The Futures Market: Full of Uncertainty

A Magic 8 Ball is just as accurate. | Copyright Scott Olson, Getty Images

With so much volatility in the stock market, investors and traders alike are constantly looking at the futures market as a possible prognosticator of what's to come for the markets that day. While that may seem logical, the futures markets are just as often incorrect as any other way of trying to predict the markets, writes Sheyna Steiner for Bankrate.com. In fact, the futures markets failed to predict the stock market collapse in 2008, the inflation spikes between 2004 and 2008 and have seen their predictive nature diminish since the early 2000s. Ben Bernanke, back when he was Fed Chair in 2008 even said, that "it does seem reasonable … to treat the forecasts of commodity prices obtained from futures markets, and subsequently the forecasts of aggregate price inflation, as highly uncertain." However, the futures markets are better at predicting some assets than others.

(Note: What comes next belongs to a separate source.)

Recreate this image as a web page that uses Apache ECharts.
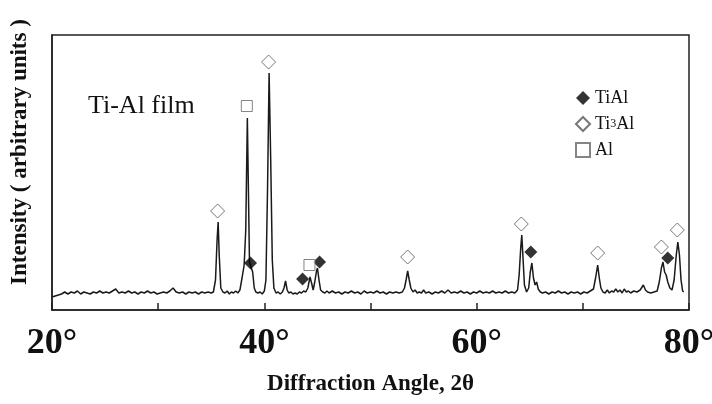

Energy futures tend to be more correct than other commodities, particularly because that market is more well established and has lots of liquidity.

Another Robo for Advisors

Welcome to the club. | davincidig/iStock/Thinkstock

Advisor Software, a wealth management software provider, announced its new white-labeled robo advisor platform during TD Ameritrade Institutional’s National LINC conference in Orlando, Fla. on Thursday. The new platform, called ASI Digital Advisor, will allow advisors to onboard and manage investment advice clients. It includes a lead generation tool that advisors can put on their own website and a mobile-responsive investor portal. Advisors can customize certain aspects of the portal, including their own branding, investment products, and approach to model selection. "Competitive platforms often ask advisors to make too many compromises. With our solution, advisors can easily modernize the user experience for their clients without having to alter the way they do business,” said Andrew Rudd, chairman and CEO of Advisor Software.

Cat Burglars

Cats, cats everywhere. | Photo by Andree Kehn, River Valley Sun Journal

The executors of an estate have been accused of redirecting funds away from the rightful beneficiaries—the stray cat population of Dixfield, Maine. According to the River Valley Sun Journal, when Barbara Thorpe died in 2002, she left the bulk of her $200,000 estate to provide “shelter, food and health care for abandoned and unwanted cats in the town of Dixfield.” Unfortunately, she didn’t mention a specific recipient charity, and that’s all the leeway that her allegedly unscrupulous executors, who’ve been fighting the bequest for years, have needed to largely avoid paying anything out. They’ve reportedly only distributed a few thousand dollars in the 13 intervening years, far less than they’ve paid themselves to manage the estate. The town of Dixfield, along with five local cat caretakers have filed suit against them for unjust enrichment, among other charges.